I was talking to an L friend of mine (completely unrelated field of law) and she suggested that stbx's L may be doing this to sabotage his client. She also suggested the L may be pushing for trial as a way to protect himself from stbx. (either that or make gobs of money off of a man who will pay anything to get back at me). My friend said she's seen this kind of behavior from L's who are going up against a strong plaintiff. idk. I'm just tired of all the games. I've had enough.

opensky - I waited as long as I could to file. I would have waited longer if I wasn't so concerned for DS's mental health. He was the sg at the time and it kept getting worse as he entered his teen years. He was having horrible anxiety and panic attacks.

lifted - I can only assume stbx's L is soaking him for all the $$ he can while he can. It's all just ridiculous and a waste of everyone's time and my (and the kids') peace of mind. I am doing the best I can, but it's exhausting. Not as exhausting as living with stbx...but I feel like I just need a break. It just needs to stop. I know his goal is to wear me down, so I won't stop. Ever. I will fight for what's right for my kids until the end of time if necessary.
Title: Re: I don't even know where to start...deposition looming
Post by: hhaw on March 17, 2019, 09:54:30 PM
You don't have to fight till the end of time, whiteheron.
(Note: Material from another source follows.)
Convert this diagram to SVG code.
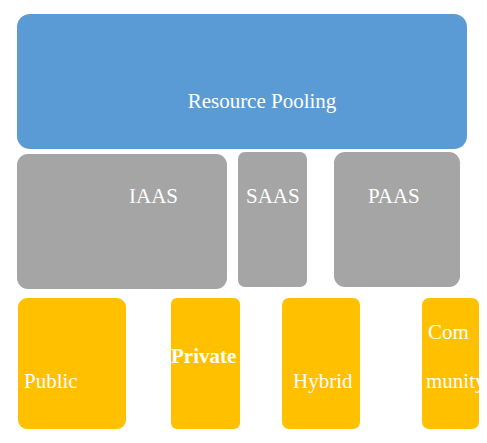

Just till the kids can protect themselves.

I hope that brings some comfort.

Title: Re: I don't even know where to start...deposition looming
Post by: openskyblue on March 18, 2019, 08:25:38 AM
Quote from: Whiteheron on March 17, 2019, 07:16:48 PM
My L does not speculate about things. What she has said, repeatedly, is that she's never seen these kinds of documents come out of his L's office before. Unfounded, speculative, accusatory, with no facts to back them up. I happened to be in her office right after the first affidavit came in. The look on her face said it all. She had no idea why stbx's L had submitted it. 80 pages of unfounded crap followed by pages and pages of personal photographs. She was astounded and confused. stbx's L is supposed to be very good, the document he put his name on was not. She said no lawyer in their right mind would submit that affidavit, and she speculated that stbx might be out of control and this was his L's way of appeasing him.
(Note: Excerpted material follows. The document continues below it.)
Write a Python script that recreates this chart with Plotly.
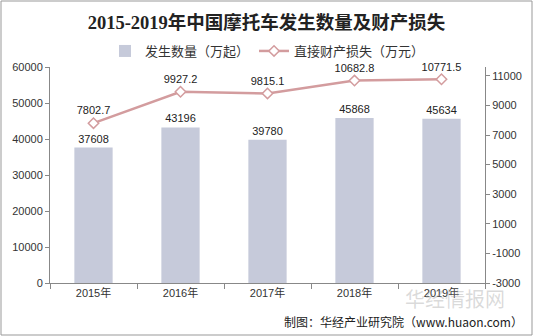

This sounds very similar to what happened with my divorce. My lawyer was regularly aghast by the emails my ex's attorney sent over, all filled with accusations, off topic stuff, threats, etc. My lawyer had been in family law 30 years and said he'd never seen anything quite like it. It became clear that my ex's lawyer, who was a bit aggressive but smart and reasonable, had to to go along with whatever my ex insisted upon, no matter how nutty or counterproductive it was. By the end, my ex's lawyer could not wait to see the back of him.
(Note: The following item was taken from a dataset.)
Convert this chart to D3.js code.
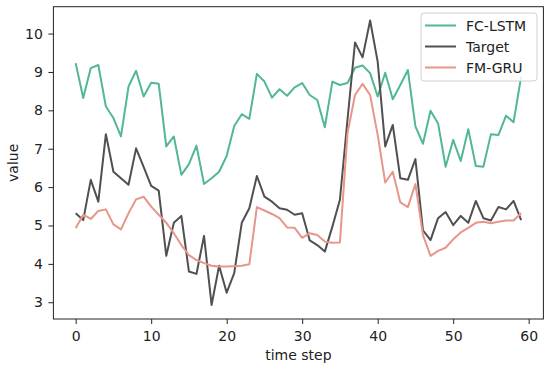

As much as I knew all that logically, it was still scary sometimes -- and expensive. And we were just trying to sort out the money. If my kids' custody had been on the table, well, I'd have been a wreck.

Sending you strength and good energy, WH. Hang in there! I think you got this!

:bighug:
Title: Re: I don't even know where to start...deposition looming
Post by: Whiteheron on March 20, 2019, 03:57:44 PM
I was able to speak to my L friend (too) briefly this week. I will make more time as the date draws near. In the few minutes I was able to talk to her, she told me a lot of what you all have said in this thread - so I thank you once again! She also told me that a deposition wasn't the time to "tell my story." So give no details, explain nothing, give nothing. Simple straightforward answers to inane questions for their fishing expedition. stbx will be so disappointed.